Global carbon emissions from fossil fuels to hit record high

The world is on track to have burned more coal, oil and gas in 2023 than it did in 2022, according to a report by the Global Carbon Project, pumping 1.1% more planet-heating carbon dioxide into the atmosphere at a time when emissions must plummet to stop extreme weather from growing more violent.

Pierre Friedlingstein, a climate scientist at the University of Exeter’s Global Systems Institute and lead author of the study, said: “The impacts of climate change are evident all around us but action to reduce carbon emissions from fossil fuels remains painfully slow.

“It now looks inevitable that we will overshoot the 1.5˚C target of the Paris agreement, and leaders meeting at COP28 will have to agree rapid cuts in fossil fuel emissions even to keep the 2˚C target alive.”

Governments were happy to promote clean energy but had done little to penalise fossil fuels, said Glen Peters, a research director at the climate research institute Cicero, who co-wrote the report.
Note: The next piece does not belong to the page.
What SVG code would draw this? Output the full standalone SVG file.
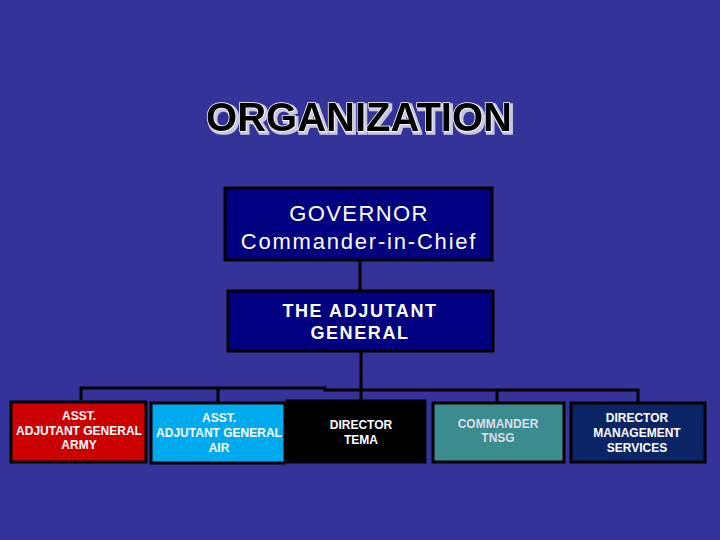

“It is simply not enough to support clean energy. Policies are also needed to drive fossil fuels out of the energy system,” he added.

The report also found that technology to suck carbon dioxide out of the atmosphere would have done almost nothing to stop global heating this year. Current levels of technology-based removal – which does not include carbon absorbed by trees – are more than 1m times smaller than current fossil CO2 emissions, the researchers found.